◆ The problem: Start at the line holding "What Plotly code", stop at the line holding "sample_ratio = [41.6, 48.6]", and repeat those lines exactly, both ends included; skip the pictures.

◆ Records for this task:

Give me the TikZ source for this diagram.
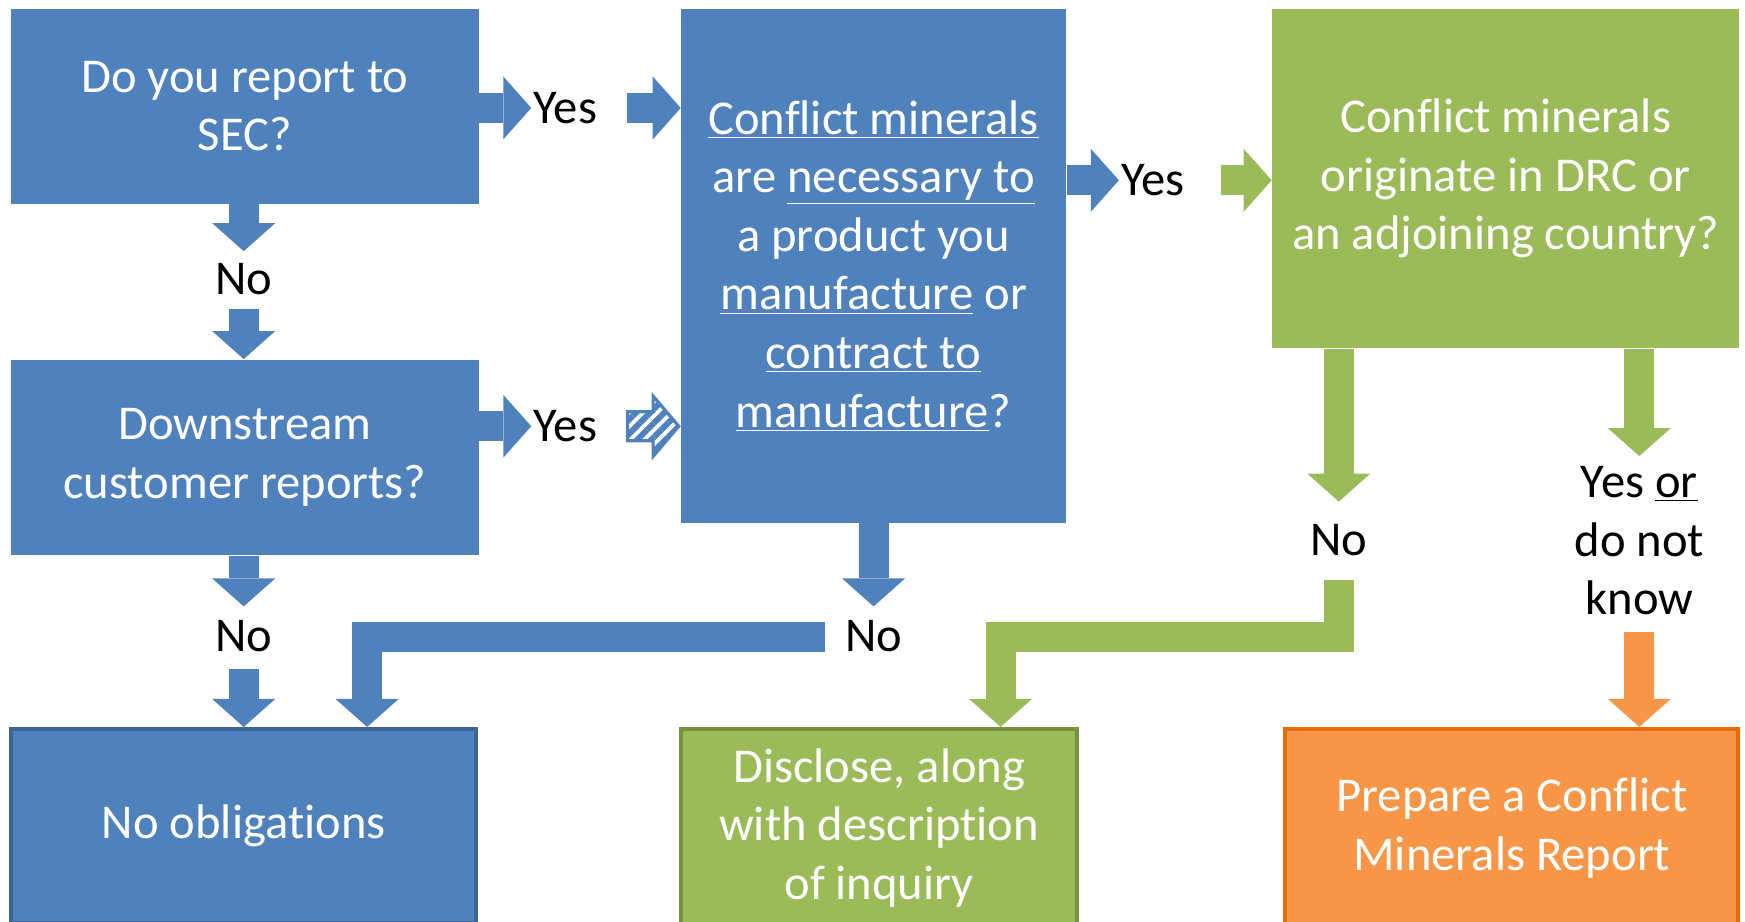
\documentclass[tikz,border=0pt]{standalone}
\usepackage{fontspec}
\setmainfont{Carlito}[Ligatures=NoCommon]
\usetikzlibrary{arrows.meta}
\usetikzlibrary{positioning}
\usetikzlibrary{calc}
\usetikzlibrary{patterns.meta}

\definecolor{boxblue}{HTML}{4F81BD}
\definecolor{boxgreen}{HTML}{9BBB59}
\definecolor{boxorange}{HTML}{F79646}
\definecolor{edgeblue}{HTML}{3D6594}
\definecolor{edgegreen}{HTML}{76923C}
\definecolor{edgeorange}{HTML}{E46C0A}

\tikzset{
  box/.style={inner sep=0pt, align=center, text=white, font=\fontsize{24.3}{29.3}\selectfont},
  lbl/.style={inner sep=1pt, align=center, font=\fontsize{24.3}{29.3}\selectfont},
  blk/.style={line width=15pt, -{Triangle[length=14pt 0 0, width=31.5pt 0 0, line width=0pt 0 0]}},
  hatch/.style={draw=boxblue, line width=1.6pt, line join=miter,
    pattern={Lines[angle=45,distance=5pt,line width=3pt]}, pattern color=boxblue},
}

\begin{document}
\begin{tikzpicture}[x=0.5565pt,y=-0.5565pt]
\useasboundingbox (0,0) rectangle (1568,828);
\clip (0,0) rectangle (1568,828);

% questions
\node[box, fill=boxblue, minimum width=233.7pt, minimum height=97.4pt] (q1) at (220,95.5) {Do you report to\\SEC?};
\node[box, fill=boxblue, minimum width=233.7pt, minimum height=97.9pt] (q2) at (220,411) {Downstream\\customer reports?};
\node[box, fill=boxblue, minimum width=192.5pt, minimum height=257.1pt] (q3) at (785,239) {\underline{Conflict minerals}\\are \underline{necessary to}\\a product you\\\underline{manufacture} or\\\underline{contract to}\\\underline{manufacture}?};
\node[box, fill=boxgreen, minimum width=233.7pt, minimum height=169.7pt] (q4) at (1353,160.5) {Conflict minerals\\originate in DRC or\\an adjoining country?};

% outcomes
\node[box, fill=boxblue, draw=edgeblue, line width=2pt, minimum width=232.6pt, minimum height=96.8pt] (q5) at (219,742) {No obligations};
\node[box, fill=boxgreen, draw=edgegreen, line width=2pt, minimum width=198.1pt, minimum height=99.1pt] (q6) at (790,744) {Disclose, along\\with description\\of inquiry};
\node[box, fill=boxorange, draw=edgeorange, line width=2pt, minimum width=226.5pt, minimum height=99.1pt] (q7) at (1358.5,744) {Prepare a Conflict\\Minerals Report};

% answers
\node[lbl] (yes1) at (508,97) {Yes};
\node[lbl] (no1) at (219,251) {No};
\node[lbl] (yes2) at (508,383) {Yes};
\node[lbl] (no2) at (219,572) {No};
\node[lbl] (no3) at (785,572) {No};
\node[lbl] (yes3) at (1036,162) {Yes};
\node[lbl] (no4) at (1203,485) {No};
\node[lbl] (yesor) at (1473,486) {Yes \underline{or}\\do not\\know};

% blue flow
\draw[blk, boxblue] (q1.east |- yes1) -- (yes1.west);
\draw[blk, boxblue] ([xshift=14pt]yes1.east) -- (q3.west |- yes1);
\draw[blk, boxblue] (q1.south -| no1) -- ([yshift=5pt]no1.north);
\draw[blk, boxblue] ([yshift=-6pt]no1.south) -- (q2.north -| no1);
\draw[blk, boxblue] (q2.east |- yes2) -- (yes2.west);
\coordinate (h0) at ([xshift=14pt]yes2.east);
\coordinate (h1) at ([xshift=-1pt]q3.west |- yes2);
\draw[hatch] ($(h0)+(0,-13)$) -- ($(h1)+(-23,-13)$) -- ($(h1)+(-23,-27)$) -- (h1)
  -- ($(h1)+(-23,27)$) -- ($(h1)+(-23,13)$) -- ($(h0)+(0,13)$) -- cycle;
\draw[blk, boxblue] (q2.south -| no2) -- ([yshift=6pt]no2.north);
\draw[blk, boxblue] ([yshift=-7pt]no2.south) -- (q5.north -| no2);
\draw[blk, boxblue] (q3.south -| no3) -- ([yshift=6pt]no3.north);
\draw[blk, boxblue, line join=miter] ([xshift=-9pt]no3.west) -| ([xshift=-55.6pt]q5.north east);
\draw[blk, boxblue] (q3.east |- yes3) -- (yes3.west);

% green and orange flow
\draw[blk, boxgreen] ([xshift=17pt]yes3.east) -- (q4.west |- yes3);
\draw[blk, boxgreen] (q4.south -| no4) -- ([yshift=10pt]no4.north);
\draw[blk, boxgreen, line join=miter] ([yshift=-11pt]no4.south) -- (no4 |- no3) -| ([xshift=60.7pt]q6.north);
\draw[blk, boxgreen] (q4.south -| yesor) -- ([yshift=4pt]yesor.north);
\draw[blk, boxorange] ([yshift=-7pt]yesor.south) -- (q7.north -| yesor);
\end{tikzpicture}
\end{document}
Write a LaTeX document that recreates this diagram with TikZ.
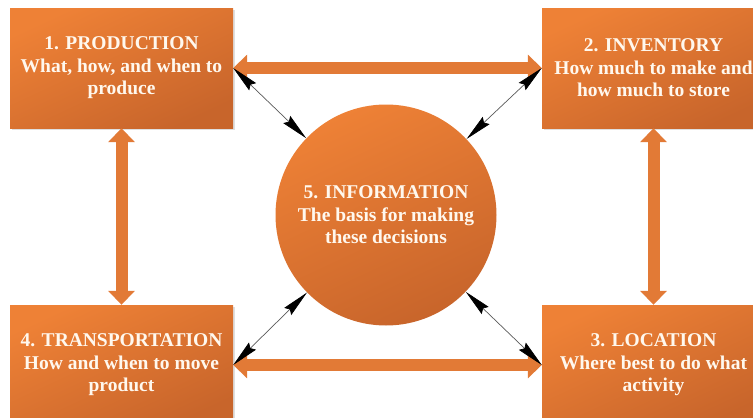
\documentclass[tikz,border=0pt]{standalone}
\usepackage{fontspec}
\setmainfont{Liberation Serif}
\usetikzlibrary{arrows.meta,shadows}
\definecolor{orL}{HTML}{EE8136}
\definecolor{orD}{HTML}{C8652B}
\definecolor{orA}{HTML}{E27A36}
\definecolor{txt}{HTML}{FFF8EE}
\begin{document}
\begin{tikzpicture}[x=1pt,y=-1pt,
  boxstyle/.style={rectangle, minimum width=223pt, minimum height=120pt, inner sep=0pt,
    shading=axis, top color=orL, bottom color=orD, shading angle=25,
    drop shadow={shadow xshift=2pt, shadow yshift=-2pt, opacity=0.25},
    text=txt, align=center, font=\fontsize{19.5}{22.5}\selectfont\bfseries},
  infostyle/.style={circle, minimum size=221pt, inner sep=0pt,
    shading=axis, top color=orL, bottom color=orD, shading angle=25,
    text=txt, align=center, font=\fontsize{19.5}{22.5}\selectfont\bfseries},
  fatarrow/.style={draw=orA, line width=12pt,
    {Triangle[width=26pt,length=14pt]}-{Triangle[width=26pt,length=14pt]}},
  thinarrow/.style={draw=black!65, line width=0.7pt,
    {Stealth[length=27pt,width=10pt,inset=3pt,black]}-{Stealth[length=27pt,width=10pt,inset=3pt,black]}}
]
\useasboundingbox (0,0) rectangle (753,418);
\clip (0,0) rectangle (753,418);
\node[boxstyle] (prod) at (121.5,68) {1. PRODUCTION\\What, how, and when to\\produce};
\node[boxstyle] (inv) at (653.5,68) {2. INVENTORY\\How much to make and\\how much to store};
\node[boxstyle] (loc) at (653.5,365) {3. LOCATION\\Where best to do what\\activity};
\node[boxstyle] (trans) at (121.5,365) {4. TRANSPORTATION\\How and when to move\\product};
\node[infostyle] (info) at (386,215) {5. INFORMATION\\The basis for making\\these decisions};
\draw[fatarrow] (prod.east) -- (inv.west);
\draw[fatarrow] (trans.east) -- (loc.west);
\draw[fatarrow] (prod.south) -- (trans.north);
\draw[fatarrow] (inv.south) -- (loc.north);
\draw[thinarrow] (prod.east) -- (info);
\draw[thinarrow] (inv.west) -- (info);
\draw[thinarrow] (trans.east) -- (info);
\draw[thinarrow] (loc.west) -- (info);
\end{tikzpicture}
\end{document}
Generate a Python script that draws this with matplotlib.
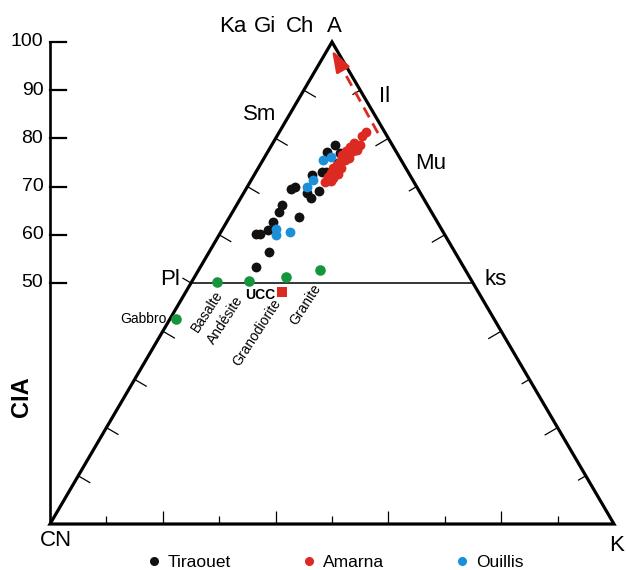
import matplotlib.pyplot as plt
from matplotlib.lines import Line2D
from matplotlib.patches import Polygon
import numpy as np

plt.rcParams['font.family'] = ['Liberation Sans', 'DejaVu Sans']

# A-CN-K molar proportions (%), CN = 100 - A - K ; A is read as CIA
tir_A = [78.6, 77.2, 77.0, 74.9, 73.0, 73.0, 72.4, 69.1, 68.7, 67.6, 69.5,
         69.9, 66.2, 64.7, 63.7, 62.7, 61.0, 60.2, 60.2, 56.4, 53.3]
tir_K = [11.2, 10.5, 12.9, 13.6, 11.7, 12.4, 10.3, 13.1, 11.2, 12.5, 8.0,
         8.4, 8.0, 8.2, 12.3, 8.2, 8.2, 6.4, 7.1, 10.6, 9.9]

ama_A = [81.3, 80.5, 78.6, 79.0, 78.2, 77.4, 76.6, 75.9, 75.5, 75.1, 74.5,
         73.9, 73.0, 72.8, 71.8, 72.0, 71.0, 71.2, 72.6, 73.9, 77.4, 77.6]
ama_K = [15.4, 15.1, 15.7, 14.4, 14.1, 13.8, 13.5, 15.1, 14.6, 13.9, 13.7,
         13.3, 14.2, 13.4, 14.3, 13.3, 13.3, 14.2, 14.8, 14.7, 15.0, 15.6]

oui_A = [75.5, 76.1, 71.4, 69.9, 61.2, 60.0, 60.6]
oui_K = [10.6, 11.8, 10.9, 10.6, 9.5, 10.1, 12.3]

rocks = ['Gabbro', 'Basalte', 'Andésite', 'Granodiorite', 'Granite']
rock_A = [42.5, 50.2, 50.4, 51.2, 52.7]
rock_K = [1.1, 4.5, 10.1, 16.2, 21.5]

ucc_A, ucc_K = 48.1, 17.1

# weathering trend arrow (start, end)
trend_A = [81.1, 98.3]
trend_K = [17.6, 0.85]

cia_ticks = [50, 60, 70, 80, 90, 100]

BLACK = '#111111'
RED = '#dc2a22'
BLUE = '#1b8fd8'
GREEN = '#16963c'


def tern(a, k):
    a = np.asarray(a, float)
    k = np.asarray(k, float)
    return k + a / 2, a


fig = plt.figure(figsize=(6.26, 5.70), dpi=100)
ax = fig.add_axes([0, 0, 1, 1])
x0, x1 = -8.87, 102.13
y0, y1 = -9.54, 108.71
ax.set_xlim(x0, x1)
ax.set_ylim(y0, y1)
ax.axis('off')

# pixels per data unit
ux = 626 / (x1 - x0)
uy = 570 / (y1 - y0)


def tick(x, y, dirx, diry, length, lw=0.9):
    # dirx/diry in screen pixels (y pointing down)
    ax.plot([x, x + dirx * length / ux], [y, y - diry * length / uy],
            color='k', lw=lw, solid_capstyle='butt')


# triangle
ax.add_patch(Polygon([[0, 0], [100, 0], [50, 100]], closed=True, fill=False,
                     lw=2.3, ec='k', joinstyle='miter', zorder=2))
ax.plot([25, 75], [50, 50], color='k', lw=1.1)

# edge ticks
edge = np.array([50 * ux, 100 * uy])
edge /= np.hypot(*edge)
for t in range(10, 100, 10):
    if t == 50:
        continue
    longer = t % 20 == 0
    tick(t / 2, t, edge[1], edge[0], 14)
    tick(100 - t / 2, t, -edge[1], edge[0], 15 if longer else 9)
for t in range(10, 100, 10):
    tick(t, 0, 0, -1, 13 if t % 20 == 0 else 8)
tick(25, 50, -edge[1], -edge[0], 10)

# CIA axis
ax.plot([0, 0], [0, 100], color='k', lw=1.9, solid_capstyle='butt')
for v in cia_ticks:
    ax.plot([0, 16 / ux], [v, v], color='k', lw=1.6)
    ax.text(-1.2, v, str(v), ha='right', va='center', fontsize=14)
ax.text(-5.0, 26.4, 'CIA', rotation=90, ha='center', va='center',
        fontsize=17, fontweight='bold')

# vertex and mineral labels
ax.text(1.1, -3.5, 'CN', ha='center', va='center', fontsize=16)
ax.text(100.4, -4.4, 'K', ha='center', va='center', fontsize=16)
ax.text(50.5, 103.3, 'A', ha='center', va='center', fontsize=16)
for name, x in zip(['Ka', 'Gi', 'Ch'], [32.4, 38.1, 44.3]):
    ax.text(x, 103.3, name, ha='center', va='center', fontsize=16)
ax.text(37.1, 84.9, 'Sm', ha='center', va='center', fontsize=16)
ax.text(21.3, 50.8, 'Pl', ha='center', va='center', fontsize=16)
ax.text(59.4, 88.6, 'Il', ha='center', va='center', fontsize=16)
ax.text(67.4, 74.7, 'Mu', ha='center', va='center', fontsize=16)
ax.text(79.1, 50.8, 'ks', ha='center', va='center', fontsize=16)

# samples
ax.scatter(*tern(tir_A, tir_K), s=50, c=BLACK, lw=0, zorder=3)
ax.scatter(*tern(oui_A, oui_K), s=50, c=BLUE, lw=0, zorder=3)
ax.scatter(*tern(ama_A, ama_K), s=50, c=RED, lw=0, zorder=4)

# reference rocks
rx, ry = tern(rock_A, rock_K)
ax.scatter(rx, ry, s=58, c=GREEN, lw=0, zorder=3)
offsets = [(-7, 0), (2.2, -7.2), (-6.5, -11.5), (-5.8, -16.6), (-1.4, -10.8)]
for name, x, y, off in zip(rocks, rx, ry, offsets):
    rot = 0 if name == 'Gabbro' else 57
    ax.annotate(name, (x, y), xytext=off, textcoords='offset points',
                rotation=rot, rotation_mode='anchor', ha='right',
                va='center', fontsize=10)

ux_, uy_ = tern(ucc_A, ucc_K)
ax.scatter([ux_], [uy_], s=45, marker='s', c=RED, lw=0, zorder=3)
ax.annotate('UCC', (ux_, uy_), xytext=(-5, -2.2), textcoords='offset points',
            ha='right', va='center', fontsize=10, fontweight='bold')

# weathering trend
tx, ty = tern(trend_A, trend_K)
frac = 0.82
mx, my = tx[0] + frac * (tx[1] - tx[0]), ty[0] + frac * (ty[1] - ty[0])
ax.plot([tx[0], mx], [ty[0], my], color=RED, lw=2.0, ls=(0, (4, 2.5)))
ax.annotate('', xy=(tx[1], ty[1]), xytext=(mx, my),
            arrowprops=dict(arrowstyle='-|>,head_length=1.3,head_width=0.45',
                            color=RED, lw=2.0, mutation_scale=10,
                            shrinkA=0, shrinkB=0))

# legend
handles = [Line2D([], [], marker='o', ls='', color=c, markersize=5.5, label=l)
           for c, l in [(BLACK, 'Tiraouet'), (RED, 'Amarna'), (BLUE, 'Ouillis')]]
fig.legend(handles=handles, loc='center left', ncol=3, frameon=False,
           bbox_to_anchor=(147 / 626, 1 - 562 / 570), fontsize=12.5,
           handlelength=0.8, handletextpad=0.4, columnspacing=4.1,
           borderpad=0, borderaxespad=0)

fig.savefig('out.png', dpi=100)
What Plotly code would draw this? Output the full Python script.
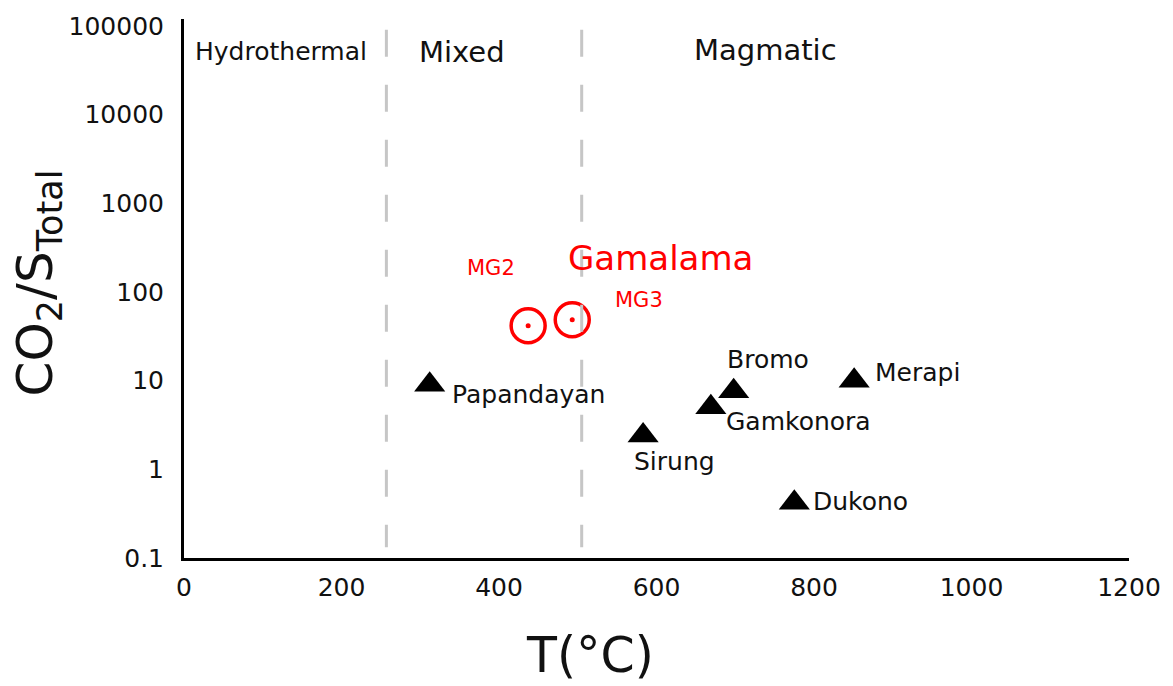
import numpy as np
import plotly.graph_objects as go

# Reference volcanoes: gas temperature (°C) and CO2/S_total ratio
volcanoes = ["Papandayan", "Sirung", "Gamkonora", "Bromo", "Dukono", "Merapi"]
volcano_temp = [312, 583, 669, 698, 775, 851]
volcano_ratio = [9.0, 2.4, 5.0, 7.6, 0.42, 10.0]

# Gamalama fumarole samples
samples = ["MG2", "MG3"]
sample_temp = [437, 493]
sample_ratio = [41.6, 48.6]

# Temperature boundaries between the regimes (°C)
regime_bounds = [257, 505]
regime_names = ["Hydrothermal", "Mixed", "Magmatic"]

x_ticks = [0, 200, 400, 600, 800, 1000, 1200]
y_ticks = [0.1, 1, 10, 100, 1000, 10000, 100000]
y_ticktext = ["0.1", "1", "10", "100", "1000", "10000", "100000"]

FONT = "DejaVu Sans"

# label placement (pixel offsets from each marker)
volcano_label_shift = {
    "Papandayan": (20, -10),
    "Sirung": (-11, -26),
    "Gamkonora": (13, -14),
    "Bromo": (-9, 32),
    "Dukono": (17, 1),
    "Merapi": (19, 8),
}
sample_label_shift = {"MG2": (-63, 58), "MG3": (41, 20)}
regime_label_style = {
    "Hydrothermal": dict(x=123, y=0.939, size=25),
    "Mixed": dict(x=353, y=0.939, size=29),
    "Magmatic": dict(x=738, y=0.943, size=29),
}

fig = go.Figure()

fig.add_trace(go.Scatter(
    x=volcano_temp, y=volcano_ratio, mode="markers",
    marker=dict(symbol="triangle-up", size=27, color="black"),
    showlegend=False, hoverinfo="skip",
))
fig.add_trace(go.Scatter(
    x=sample_temp, y=sample_ratio, mode="markers",
    marker=dict(symbol="circle-open", size=34, color="#ff0000",
                line=dict(width=3.5, color="#ff0000")),
    showlegend=False, hoverinfo="skip",
))
fig.add_trace(go.Scatter(
    x=sample_temp, y=sample_ratio, mode="markers",
    marker=dict(symbol="circle", size=5, color="#ff0000"),
    showlegend=False, hoverinfo="skip",
))

for xb in regime_bounds:
    fig.add_shape(type="line", xref="x", yref="paper", x0=xb, x1=xb,
                  y0=0.98, y1=0.02,
                  line=dict(color="#c6c6c6", width=3, dash="27px,28px"))

annotations = []
for name in regime_names:
    st = regime_label_style[name]
    annotations.append(dict(x=st["x"], y=st["y"], xref="x", yref="paper",
                            text=name, showarrow=False,
                            xanchor="center", yanchor="middle",
                            font=dict(family=FONT, size=st["size"], color="#111111")))

for name, t, r in zip(volcanoes, volcano_temp, volcano_ratio):
    dx, dy = volcano_label_shift[name]
    annotations.append(dict(x=t, y=np.log10(r), xref="x", yref="y", text=name,
                            showarrow=False, xanchor="left", yanchor="middle",
                            xshift=dx, yshift=dy,
                            font=dict(family=FONT, size=25, color="#111111")))

for name, t, r in zip(samples, sample_temp, sample_ratio):
    dx, dy = sample_label_shift[name]
    annotations.append(dict(x=t, y=np.log10(r), xref="x", yref="y", text=name,
                            showarrow=False, xanchor="left", yanchor="middle",
                            xshift=dx, yshift=dy,
                            font=dict(family=FONT, size=21, color="#ff0000")))

annotations.append(dict(x=sample_temp[1], y=np.log10(sample_ratio[1]), xref="x", yref="y",
                        text="Gamalama", showarrow=False, xanchor="left", yanchor="middle",
                        xshift=-6, yshift=62,
                        font=dict(family=FONT, size=34, color="#ff0000")))

# axis titles
annotations.append(dict(x=0.5, y=-0.18, xref="paper", yref="paper",
                        text="T(°C)", showarrow=False, yanchor="middle",
                        xshift=-67,
                        font=dict(family=FONT, size=49, color="#111111")))
annotations.append(dict(x=0, y=0.5, xref="paper", yref="paper",
                        text="CO<sub>2</sub>/S<sub>Total</sub>", showarrow=False,
                        textangle=-90, xanchor="center", yanchor="middle",
                        xshift=-146, yshift=5,
                        font=dict(family=FONT, size=50, color="#111111")))

fig.update_layout(
    width=1173, height=686,
    margin=dict(l=184, r=40, t=15, b=128),
    paper_bgcolor="white", plot_bgcolor="white",
    annotations=annotations,
    font=dict(family=FONT, color="#111111"),
)
fig.update_xaxes(
    range=[0, 1200], tickmode="array", tickvals=x_ticks,
    showgrid=False, zeroline=False, showline=True, linecolor="black", linewidth=3,
    ticks="", tickfont=dict(family=FONT, size=25, color="#111111"),
    ticklabelstandoff=5,
)
fig.update_yaxes(
    type="log", range=[-1, 5.078], tickmode="array", tickvals=y_ticks, ticktext=y_ticktext,
    showgrid=False, zeroline=False, showline=True, linecolor="black", linewidth=3,
    ticks="", tickfont=dict(family=FONT, size=25, color="#111111"),
    ticklabelstandoff=12,
)

fig.write_html("out.html")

◆ Task answer:
What Plotly code would draw this? Output the full Python script.
import numpy as np
import plotly.graph_objects as go

# Reference volcanoes: gas temperature (°C) and CO2/S_total ratio
volcanoes = ["Papandayan", "Sirung", "Gamkonora", "Bromo", "Dukono", "Merapi"]
volcano_temp = [312, 583, 669, 698, 775, 851]
volcano_ratio = [9.0, 2.4, 5.0, 7.6, 0.42, 10.0]

# Gamalama fumarole samples
samples = ["MG2", "MG3"]
sample_temp = [437, 493]
sample_ratio = [41.6, 48.6]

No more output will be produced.